_Records for processing_.
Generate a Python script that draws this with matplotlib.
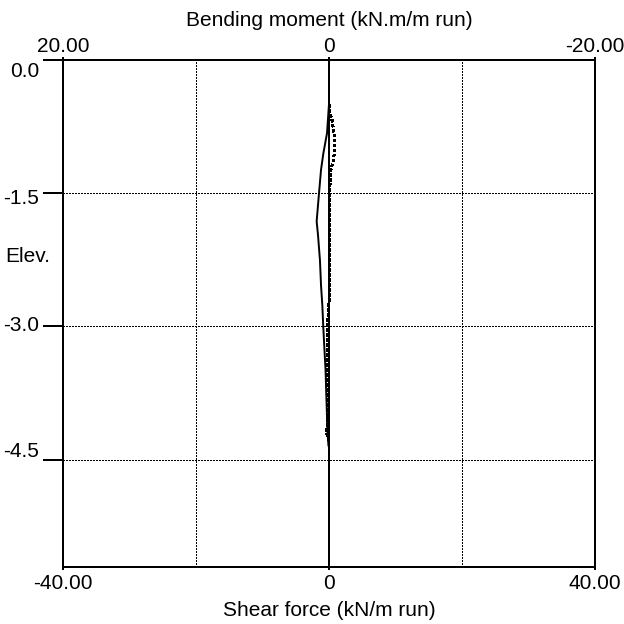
import matplotlib
matplotlib.use("Agg")
import matplotlib.pyplot as plt
import matplotlib.transforms as mtransforms

plt.rcParams['font.family'] = ['Liberation Sans', 'DejaVu Sans']

# elevations (m) and values
moment_elev = [-0.50, -0.83, -0.91, -1.06, -1.24, -1.50, -1.82, -1.97, -2.26, -2.54,
               -2.77, -3.01, -3.24, -3.49, -3.83, -4.20, -4.34]
moment = [0.0, 0.15, 0.25, 0.43, 0.60, 0.75, 0.93, 0.83, 0.68, 0.60,
          0.50, 0.43, 0.35, 0.26, 0.19, 0.11, 0.04]

shear_elev = [-0.51, -0.60, -0.68, -0.82, -0.95, -1.04, -1.15, -1.24, -1.41, -1.69,
              -2.26, -2.74, -3.01, -3.27, -3.61, -4.09, -4.20, -4.28]
shear = [0.0, 0.15, 0.45, 0.75, 0.90, 0.83, 0.60, 0.30, 0.15, 0.05,
         0.03, 0.0, -0.23, -0.30, -0.20, -0.20, -0.38, 0.0]

elev_ticks = [0.0, -1.5, -3.0, -4.5]
elev_labels = ['0.0', '-1.5', '-3.0', '-4.5']
shear_ticks = [-40, 0, 40]
shear_labels = ['-40.00', '0', '40.00']
moment_ticks = [20, 0, -20]
moment_labels = ['20.00', '0', '-20.00']
shear_grid = [-20, 20]

W = 624.0
fig = plt.figure(figsize=(6.24, 6.24), dpi=100)
ax = fig.add_axes([63.3 / W, 1 - 566.5 / W, 531.4 / W, 507.0 / W])
ax.set_xlim(-40, 40)
ax.set_ylim(-5.7, 0)

ax2 = ax.twiny()
ax2.set_xlim(20, -20)

for a in (ax, ax2):
    for s in a.spines.values():
        s.set_linewidth(1.44)
        s.set_color('black')

# dotted grid, no antialiasing so the dots stay black
for g in shear_grid:
    ax.axvline(g, color='black', lw=0.9, ls=(0, (1.1, 1.1)), antialiased=False)
for t in elev_ticks[1:]:
    ax.axhline(t, color='black', lw=0.9, ls=(0, (1.1, 1.1)), antialiased=False)
ax.axvline(0, color='black', lw=1.44)

# curves
ax2.plot(moment, moment_elev, color='black', lw=1.4)
ax.plot(shear, shear_elev, color='black', lw=1.5, ls=(0, (1, 1)), antialiased=False)

# ticks
ax.set_yticks(elev_ticks)
ax.tick_params(axis='y', direction='out', length=14.4, width=1.44, labelleft=False)
ax.set_xticks(shear_ticks, shear_labels)
ax.tick_params(axis='x', direction='out', length=2.2, width=1.44, pad=2.9, labelsize=15)
ax2.set_xticks(moment_ticks, moment_labels)
ax2.tick_params(axis='x', direction='out', length=2.2, width=1.44, pad=0.5, labelsize=15)

# elevation labels sit a bit off their ticks in the original
trans = mtransforms.blended_transform_factory(ax.transAxes, ax.transData)
for t, lab in zip(elev_ticks, elev_labels):
    ax.text(-0.0452, t * 0.95 - 0.137, lab, transform=trans, ha='right', va='center', fontsize=15)

fig.text(5 / W, 1 - 256 / W, 'Elev.', ha='left', va='center', fontsize=15)
fig.text(329 / W, 1 - 20 / W, 'Bending moment (kN.m/m run)', ha='center', va='center', fontsize=15)
fig.text(329 / W, 1 - 610 / W, 'Shear force (kN/m run)', ha='center', va='center', fontsize=15)

fig.savefig('out.png', dpi=100)
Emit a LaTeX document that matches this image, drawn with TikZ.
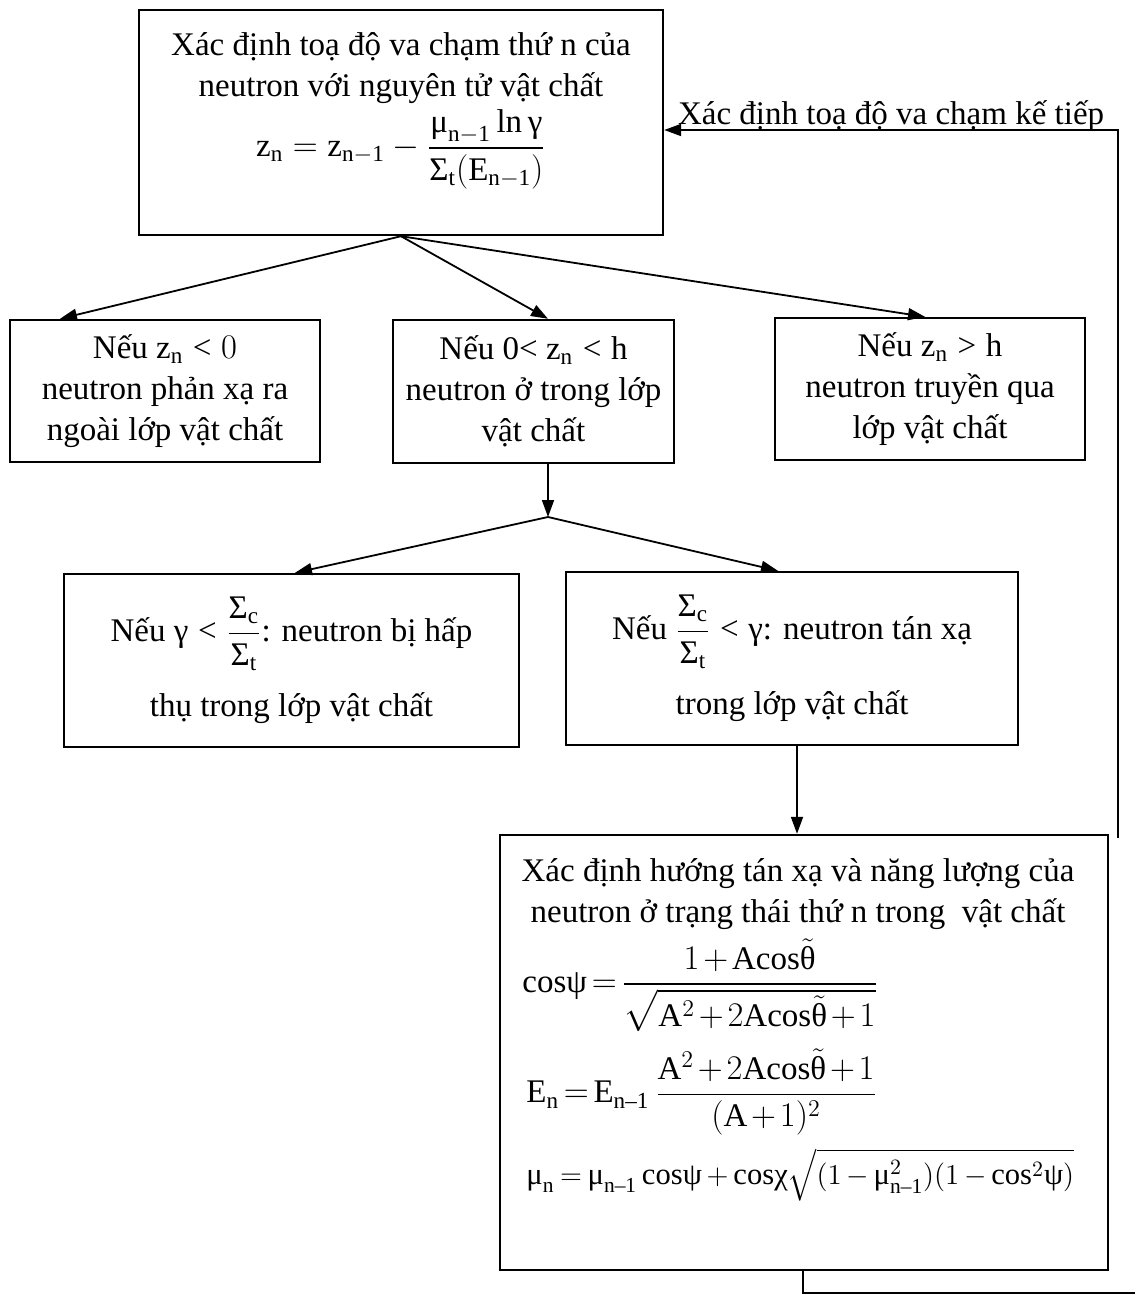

_Your instructions_.
Reproduce all the entries that precede this task, word for word, minus any pictures.

_Solution_.
Generate a Python script that draws this with matplotlib.
import matplotlib
matplotlib.use("Agg")
import matplotlib.pyplot as plt
import matplotlib.transforms as mtransforms

plt.rcParams['font.family'] = ['Liberation Sans', 'DejaVu Sans']

# elevations (m) and values
moment_elev = [-0.50, -0.83, -0.91, -1.06, -1.24, -1.50, -1.82, -1.97, -2.26, -2.54,
               -2.77, -3.01, -3.24, -3.49, -3.83, -4.20, -4.34]
moment = [0.0, 0.15, 0.25, 0.43, 0.60, 0.75, 0.93, 0.83, 0.68, 0.60,
          0.50, 0.43, 0.35, 0.26, 0.19, 0.11, 0.04]

shear_elev = [-0.51, -0.60, -0.68, -0.82, -0.95, -1.04, -1.15, -1.24, -1.41, -1.69,
              -2.26, -2.74, -3.01, -3.27, -3.61, -4.09, -4.20, -4.28]
shear = [0.0, 0.15, 0.45, 0.75, 0.90, 0.83, 0.60, 0.30, 0.15, 0.05,
         0.03, 0.0, -0.23, -0.30, -0.20, -0.20, -0.38, 0.0]

elev_ticks = [0.0, -1.5, -3.0, -4.5]
elev_labels = ['0.0', '-1.5', '-3.0', '-4.5']
shear_ticks = [-40, 0, 40]
shear_labels = ['-40.00', '0', '40.00']
moment_ticks = [20, 0, -20]
moment_labels = ['20.00', '0', '-20.00']
shear_grid = [-20, 20]

W = 624.0
fig = plt.figure(figsize=(6.24, 6.24), dpi=100)
ax = fig.add_axes([63.3 / W, 1 - 566.5 / W, 531.4 / W, 507.0 / W])
ax.set_xlim(-40, 40)
ax.set_ylim(-5.7, 0)

ax2 = ax.twiny()
ax2.set_xlim(20, -20)

for a in (ax, ax2):
    for s in a.spines.values():
        s.set_linewidth(1.44)
        s.set_color('black')

# dotted grid, no antialiasing so the dots stay black
for g in shear_grid:
    ax.axvline(g, color='black', lw=0.9, ls=(0, (1.1, 1.1)), antialiased=False)
for t in elev_ticks[1:]:
    ax.axhline(t, color='black', lw=0.9, ls=(0, (1.1, 1.1)), antialiased=False)
ax.axvline(0, color='black', lw=1.44)

# curves
ax2.plot(moment, moment_elev, color='black', lw=1.4)
ax.plot(shear, shear_elev, color='black', lw=1.5, ls=(0, (1, 1)), antialiased=False)

# ticks
ax.set_yticks(elev_ticks)
ax.tick_params(axis='y', direction='out', length=14.4, width=1.44, labelleft=False)
ax.set_xticks(shear_ticks, shear_labels)
ax.tick_params(axis='x', direction='out', length=2.2, width=1.44, pad=2.9, labelsize=15)
ax2.set_xticks(moment_ticks, moment_labels)
ax2.tick_params(axis='x', direction='out', length=2.2, width=1.44, pad=0.5, labelsize=15)

# elevation labels sit a bit off their ticks in the original
trans = mtransforms.blended_transform_factory(ax.transAxes, ax.transData)
for t, lab in zip(elev_ticks, elev_labels):
    ax.text(-0.0452, t * 0.95 - 0.137, lab, transform=trans, ha='right', va='center', fontsize=15)

fig.text(5 / W, 1 - 256 / W, 'Elev.', ha='left', va='center', fontsize=15)
fig.text(329 / W, 1 - 20 / W, 'Bending moment (kN.m/m run)', ha='center', va='center', fontsize=15)
fig.text(329 / W, 1 - 610 / W, 'Shear force (kN/m run)', ha='center', va='center', fontsize=15)

fig.savefig('out.png', dpi=100)
Emit a LaTeX document that matches this image, drawn with TikZ.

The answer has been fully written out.